WSV next claims that Abrantes improperly amended its bid by amending its teaming agreement. The substance of the amendment was contained in Abrantes' April 14 clarification letter and provides details on the operation of the concerns' joint bank account. The amendment, executed on April 14, was not solicited by the Corps and was not disclosed to it until after award. Thus, the amendment had no bearing on the award decision. We do not find this clarifying amendment to a business agreement between two concerns to have any effect on bid responsiveness. The amendment was consistent with the original agreement and did not change the concerns' relationship or the performance of the contract. Therefore, we find nothing objectionable in the concerns' amending their agreement.
Finally, WSV contends that as an alleged joint venture, Abrantes and Northland do not qualify as an SDB, because the teaming agreement does not comply with applicable regulations. We have reviewed the agreement between Abrantes and Northland and the Corps' analysis of the agreement and find that the Corps reasonably found Abrantes retained majority control in its teaming with Northland.
The Corps first determined that even if Abrantes and Northland were considered affiliated, their combined annual earnings still would fall within the appropriate size standard. Next, the Corps found that under the express terms of the teaming agreement it was clear that the management and daily business of Abrantes would be controlled by Abrantes. Abrantes would execute the contract by itself and be solely responsible for contract performance, as well as responsible for all contacts and contract negotiations with the Corps. Also, Abrantes would provide the project manager who would be responsible solely to Abrantes, and any disputes between the concerns would be resolved by arbitration at Abrantes' offices.

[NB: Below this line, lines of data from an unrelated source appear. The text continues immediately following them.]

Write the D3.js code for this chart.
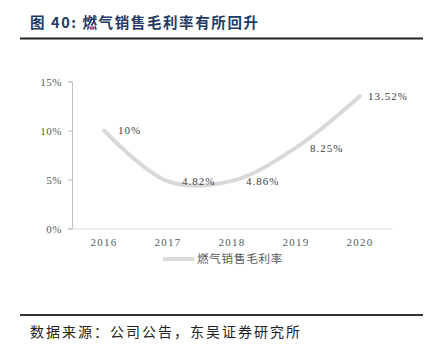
<!DOCTYPE html>
<html><head><meta charset="utf-8">
<script src="https://cdn.jsdelivr.net/npm/d3@7"></script>
<style>
html,body{margin:0;padding:0;background:#fff;}
svg{display:block;}
</style></head>
<body>
<script>
const title = "图 40:  燃气销售毛利率有所回升";
const source = "数据来源：公司公告，东吴证券研究所";
const seriesName = "燃气销售毛利率";
const years = ["2016","2017","2018","2019","2020"];
const margin = [10, 4.82, 4.86, 8.25, 13.52];
const valueLabels = ["10%","4.82%","4.86%","8.25%","13.52%"];
const yTicks = [0, 5, 10, 15];

const W = 436, H = 358;
const svg = d3.select("body").append("svg").attr("width", W).attr("height", H);

// title
svg.append("text").attr("x", 30).attr("y", 28)
  .attr("font-family", "'Noto Sans CJK SC', sans-serif").attr("font-weight", "bold")
  .attr("font-size", 14.5).attr("letter-spacing", 1.6).attr("fill", "#1f3a64")
  .text(title);
svg.append("line").attr("x1", 20).attr("x2", 423).attr("y1", 38.5).attr("y2", 38.5)
  .attr("stroke", "#222").attr("stroke-width", 2);

const x = d3.scaleBand().domain(years).range([72, 392]);
const y = d3.scaleLinear().domain([0, 15]).range([228.5, 81.5]);

// y axis
const yAxis = svg.append("g").attr("transform", "translate(72,0)")
  .call(d3.axisLeft(y).tickValues(yTicks).tickSize(4).tickFormat(d => d + "%"));
yAxis.select(".domain").attr("stroke", "#bfbfbf");
yAxis.selectAll(".tick line").attr("stroke", "#bfbfbf");
yAxis.selectAll(".tick text").attr("x", -10)
  .attr("font-family", "'Liberation Serif', serif").attr("font-size", 11)
  .attr("fill", "#595959").attr("letter-spacing", 0.5);

// x axis
const xAxis = svg.append("g").attr("transform", "translate(0,228.5)")
  .call(d3.axisBottom(x).tickSize(0).tickPadding(10));
xAxis.select(".domain").attr("stroke", "#d9d9d9");
xAxis.selectAll(".tick text")
  .attr("font-family", "'Liberation Serif', serif").attr("font-size", 11)
  .attr("fill", "#595959").attr("letter-spacing", 1.2);

// line
const cx = d => x(d) + x.bandwidth() / 2;
const line = d3.line().x((d, i) => cx(years[i])).y(d => y(d)).curve(d3.curveCatmullRom.alpha(0.5));
svg.append("path").datum(margin).attr("d", line)
  .attr("fill", "none").attr("stroke", "#d9d9d9").attr("stroke-width", 4)
  .attr("stroke-linecap", "round");

// data labels
svg.selectAll(".vl").data(margin).enter().append("text")
  .attr("x", (d, i) => cx(years[i]) + (i === margin.length - 1 ? 8 : 14))
  .attr("y", d => y(d)).attr("dy", "0.35em")
  .attr("font-family", "'Liberation Serif', serif").attr("font-size", 11)
  .attr("fill", "#404040").attr("letter-spacing", 1)
  .text((d, i) => valueLabels[i]);

// legend
svg.append("line").attr("x1", 163).attr("x2", 194).attr("y1", 259).attr("y2", 259)
  .attr("stroke", "#d9d9d9").attr("stroke-width", 4);
svg.append("text").attr("x", 197).attr("y", 259).attr("dy", "0.35em")
  .attr("font-family", "'Noto Sans CJK SC', sans-serif").attr("font-size", 11.5)
  .attr("fill", "#595959").attr("letter-spacing", 0.8).text(seriesName);

// bottom rule & source
svg.append("line").attr("x1", 20).attr("x2", 423).attr("y1", 315).attr("y2", 315)
  .attr("stroke", "#333").attr("stroke-width", 2);
svg.append("text").attr("x", 30).attr("y", 332).attr("dy", "0.35em")
  .attr("font-family", "'Noto Sans CJK SC', sans-serif").attr("font-size", 14)
  .attr("fill", "#222").attr("letter-spacing", 2).text(source);
</script>
</body></html>
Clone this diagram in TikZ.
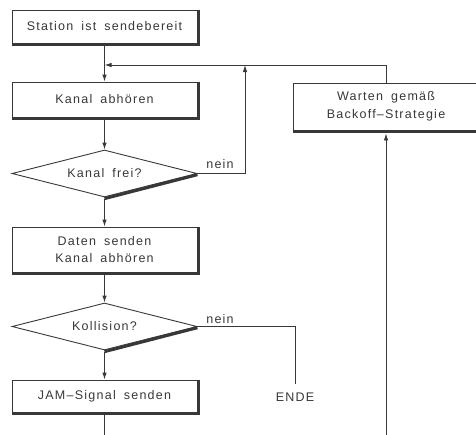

Further, in accordance with section 8(a) guidelines, Abrantes and Northland would open a joint bank account, to which all contract earnings would be assigned. Northland would only receive funds in accordance with the amount of its subcontract while Abrantes, who would perform approximately 30 percent of the contract, would receive all remaining funds, including 100 percent of the project profits.
WSV argues that payments for Northland's subcontract work can be adjusted to what the parties believe is a fair share, thus, calling into question whether Abrantes would receive at least 51 percent of the profits. WSV further contends that provisions of the agreement establishing Abrantes' inability to obtain bonding by itself; requiring Abrantes to consult with and obtain Northland's concurrence on material modifications and contract changes; and that Northland countersign joint bank account checks, indicate that Northland is in control. We do not find that Northland's assistance in obtaining bonding or WSV's speculation on how Abrantes and Northland might operate under their agreement is sufficient to question the contracting officer's reasonable determination of Abrantes' control.
Accordingly, the protest is denied.
/1/ WSV subsequently expressly extended its bid in writing.
/2/ Under the Business Opportunity Development Reform Act of 1988, Pub. L. No. 100-656, 201(E), (F)(vii), 100 Stat. 3853, 3856 (Nov. 15, 1988), one responsibility of a new SBA division is to decide protests regarding whether a concern is "disadvantaged" for purposes of programs which would include DOD's section 1207 SDB program. However, this law, effective August 15, 1989, was not in effect at the time SBA declined to make a determination of SDB status in this case.